Going to a college or university is one of the biggest decisions you will make in your lifetime. It may determine many things that happen in the span of your life including what kind of job you will get, how good your job salary might be and also how much debt may come along with you college decision. Choosing a college based on the amount of student loan debt you will have may not seem like a big decision, but it is. Student loan debt seems to be constantly on the rise and it is very important to plan before choosing your college whether or not you think the debt will be worth the diploma. The cost of colleges has increased with inflation so make sure that you are getting proper information on the cost of classes and semesters.
The current interest rate for subsidized and unsubsidized loans that were granted between July 1998 and June 2006 currently in repayment is 2.48% and 1.88% during in school, grace period or deferment. If the loan was granted after July 2006 it is a fixed 6.80%. However the rates are currently on a decline with rates expected to be as low as 3.40% in 2011-2012 only to jump back up to 6.8% the next year. With interest rates this high it is very likely the debt will accrue very easily. There are several ways to try to decrease your student loan amount before you even start. Most high schools offer several opportunities to receive scholarships and grants to help you with funding for your college education. If you qualify for them they can prove very helpful to you down the road.
Student loan relief is available to many if you can qualify for any of the criteria. The federal government will cancel part or even all of your student loan depending on the amount covered or you participation in the specific area. Some ways to qualify for student loan relief are: military service, certain volunteer work such as the peace corps or Americorps among others, if you teach or preform medical duties in some areas you could qualify, and a few other criteria could qualify you.

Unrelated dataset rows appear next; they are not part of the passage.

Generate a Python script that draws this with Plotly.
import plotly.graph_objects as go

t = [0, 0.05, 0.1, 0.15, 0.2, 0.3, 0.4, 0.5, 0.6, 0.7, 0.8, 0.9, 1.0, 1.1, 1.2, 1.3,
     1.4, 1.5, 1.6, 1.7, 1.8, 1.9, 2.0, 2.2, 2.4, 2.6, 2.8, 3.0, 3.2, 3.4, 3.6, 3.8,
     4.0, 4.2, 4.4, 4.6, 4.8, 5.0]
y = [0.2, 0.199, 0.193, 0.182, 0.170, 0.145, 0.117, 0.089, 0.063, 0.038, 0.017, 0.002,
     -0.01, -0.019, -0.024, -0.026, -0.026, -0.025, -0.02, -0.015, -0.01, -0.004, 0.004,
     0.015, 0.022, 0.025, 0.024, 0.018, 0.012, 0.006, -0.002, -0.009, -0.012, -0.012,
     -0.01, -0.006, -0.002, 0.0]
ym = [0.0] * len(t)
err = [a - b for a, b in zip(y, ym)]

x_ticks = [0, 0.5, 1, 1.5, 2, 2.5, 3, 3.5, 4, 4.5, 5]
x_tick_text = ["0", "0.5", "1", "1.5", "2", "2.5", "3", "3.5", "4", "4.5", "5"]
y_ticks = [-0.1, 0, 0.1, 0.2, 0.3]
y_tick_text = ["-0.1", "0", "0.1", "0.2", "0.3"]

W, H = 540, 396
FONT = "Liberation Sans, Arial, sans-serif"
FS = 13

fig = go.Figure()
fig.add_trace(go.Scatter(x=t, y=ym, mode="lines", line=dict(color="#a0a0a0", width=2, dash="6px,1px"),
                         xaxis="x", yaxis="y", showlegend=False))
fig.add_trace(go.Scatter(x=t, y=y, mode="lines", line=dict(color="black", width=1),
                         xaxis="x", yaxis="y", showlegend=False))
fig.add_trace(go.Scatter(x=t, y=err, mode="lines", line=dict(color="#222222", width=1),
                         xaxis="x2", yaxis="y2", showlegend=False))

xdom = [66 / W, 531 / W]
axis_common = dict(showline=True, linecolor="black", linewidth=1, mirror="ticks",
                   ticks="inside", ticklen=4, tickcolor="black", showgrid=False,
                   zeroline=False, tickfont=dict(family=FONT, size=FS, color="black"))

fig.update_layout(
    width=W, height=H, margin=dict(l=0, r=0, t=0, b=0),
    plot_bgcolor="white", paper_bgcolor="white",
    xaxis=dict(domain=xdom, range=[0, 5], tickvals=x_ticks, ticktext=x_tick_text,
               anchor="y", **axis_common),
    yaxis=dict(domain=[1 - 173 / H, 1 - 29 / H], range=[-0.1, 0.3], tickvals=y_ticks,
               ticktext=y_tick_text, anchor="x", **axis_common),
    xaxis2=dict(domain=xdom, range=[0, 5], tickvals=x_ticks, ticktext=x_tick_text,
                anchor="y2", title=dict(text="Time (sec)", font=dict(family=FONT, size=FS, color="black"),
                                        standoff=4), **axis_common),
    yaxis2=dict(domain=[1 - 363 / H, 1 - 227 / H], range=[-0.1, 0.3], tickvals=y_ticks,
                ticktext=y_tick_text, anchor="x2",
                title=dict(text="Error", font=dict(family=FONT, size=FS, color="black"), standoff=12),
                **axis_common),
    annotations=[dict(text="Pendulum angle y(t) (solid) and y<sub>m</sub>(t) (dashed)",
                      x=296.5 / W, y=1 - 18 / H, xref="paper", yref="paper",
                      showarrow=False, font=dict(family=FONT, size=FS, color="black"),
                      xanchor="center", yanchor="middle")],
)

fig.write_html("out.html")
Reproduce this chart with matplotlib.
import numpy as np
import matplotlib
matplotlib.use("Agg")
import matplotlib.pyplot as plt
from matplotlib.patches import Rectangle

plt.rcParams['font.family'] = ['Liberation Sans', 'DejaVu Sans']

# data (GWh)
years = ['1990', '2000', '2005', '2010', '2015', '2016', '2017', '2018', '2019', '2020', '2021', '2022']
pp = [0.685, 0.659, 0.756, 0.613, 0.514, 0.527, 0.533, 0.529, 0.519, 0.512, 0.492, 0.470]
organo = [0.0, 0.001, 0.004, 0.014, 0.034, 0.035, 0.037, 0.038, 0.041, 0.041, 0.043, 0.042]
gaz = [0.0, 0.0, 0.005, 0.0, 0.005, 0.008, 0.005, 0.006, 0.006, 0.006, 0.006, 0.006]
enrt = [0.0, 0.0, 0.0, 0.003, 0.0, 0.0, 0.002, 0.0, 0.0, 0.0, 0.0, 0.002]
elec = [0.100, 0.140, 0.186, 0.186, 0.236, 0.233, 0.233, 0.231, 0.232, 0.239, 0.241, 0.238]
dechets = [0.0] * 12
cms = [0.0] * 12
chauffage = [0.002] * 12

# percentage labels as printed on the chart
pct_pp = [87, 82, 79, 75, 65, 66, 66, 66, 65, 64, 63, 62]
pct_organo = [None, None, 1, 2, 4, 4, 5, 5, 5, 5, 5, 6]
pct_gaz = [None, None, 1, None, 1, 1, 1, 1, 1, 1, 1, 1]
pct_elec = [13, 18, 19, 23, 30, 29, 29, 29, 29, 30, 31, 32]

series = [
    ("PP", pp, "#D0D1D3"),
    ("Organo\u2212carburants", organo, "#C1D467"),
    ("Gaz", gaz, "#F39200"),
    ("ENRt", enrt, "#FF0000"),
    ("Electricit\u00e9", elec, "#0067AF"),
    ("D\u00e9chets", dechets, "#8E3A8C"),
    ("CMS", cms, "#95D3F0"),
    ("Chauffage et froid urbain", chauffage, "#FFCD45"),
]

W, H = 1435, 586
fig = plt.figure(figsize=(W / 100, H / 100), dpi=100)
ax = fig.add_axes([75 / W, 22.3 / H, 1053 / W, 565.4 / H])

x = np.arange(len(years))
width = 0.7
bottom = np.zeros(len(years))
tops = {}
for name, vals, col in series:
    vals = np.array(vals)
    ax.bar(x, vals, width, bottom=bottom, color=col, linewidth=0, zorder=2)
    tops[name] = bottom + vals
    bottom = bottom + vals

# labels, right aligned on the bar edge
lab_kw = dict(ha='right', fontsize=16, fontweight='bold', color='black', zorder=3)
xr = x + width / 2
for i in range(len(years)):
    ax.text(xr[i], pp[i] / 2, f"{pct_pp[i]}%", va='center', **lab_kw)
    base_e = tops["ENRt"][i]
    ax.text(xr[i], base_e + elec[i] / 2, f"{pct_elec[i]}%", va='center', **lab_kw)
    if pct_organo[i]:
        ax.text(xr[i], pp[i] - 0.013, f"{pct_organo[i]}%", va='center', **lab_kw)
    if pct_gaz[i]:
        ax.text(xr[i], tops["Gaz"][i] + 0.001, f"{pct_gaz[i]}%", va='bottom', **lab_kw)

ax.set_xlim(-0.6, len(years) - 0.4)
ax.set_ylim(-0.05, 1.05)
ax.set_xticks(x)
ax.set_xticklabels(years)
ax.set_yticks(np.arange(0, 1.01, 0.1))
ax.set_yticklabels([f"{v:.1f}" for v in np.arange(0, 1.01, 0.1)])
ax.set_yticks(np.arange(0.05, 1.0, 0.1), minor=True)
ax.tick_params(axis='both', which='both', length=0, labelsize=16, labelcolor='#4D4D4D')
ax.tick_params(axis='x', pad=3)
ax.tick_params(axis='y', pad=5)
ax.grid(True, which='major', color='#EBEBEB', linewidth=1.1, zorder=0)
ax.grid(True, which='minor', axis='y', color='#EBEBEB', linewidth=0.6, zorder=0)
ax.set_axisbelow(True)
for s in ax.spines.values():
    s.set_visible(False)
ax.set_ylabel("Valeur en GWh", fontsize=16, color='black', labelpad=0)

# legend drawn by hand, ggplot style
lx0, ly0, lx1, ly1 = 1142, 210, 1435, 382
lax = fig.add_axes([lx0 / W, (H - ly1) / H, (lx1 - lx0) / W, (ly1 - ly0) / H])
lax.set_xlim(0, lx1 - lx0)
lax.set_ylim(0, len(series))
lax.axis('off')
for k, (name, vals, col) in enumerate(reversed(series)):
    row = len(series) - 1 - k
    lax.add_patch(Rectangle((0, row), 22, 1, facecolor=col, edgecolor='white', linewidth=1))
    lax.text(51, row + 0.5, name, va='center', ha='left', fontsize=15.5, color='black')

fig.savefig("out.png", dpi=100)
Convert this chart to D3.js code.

There are many questions as to whether or not it is a smart idea to consolidate your student loans or if it will hurt you in the end more. When you consolidate your loan you are basically taking a few small loans and making them into one big loan. The company that you consolidate with will normally offer you a smaller interest rate than you were originally paying but not always, and also you will only have one payment on the loan since it is all wrapped into one now. So it will lower the minimum amount of money that is due each month on your loan. If you loan amounts are really small or really large consolidation might not be in your favor in the long run only because consolidation can stretch your debt out for a longer period of time. Also if you have been paying on your debt for a long period of time already consolidation could be a waste of time and effort.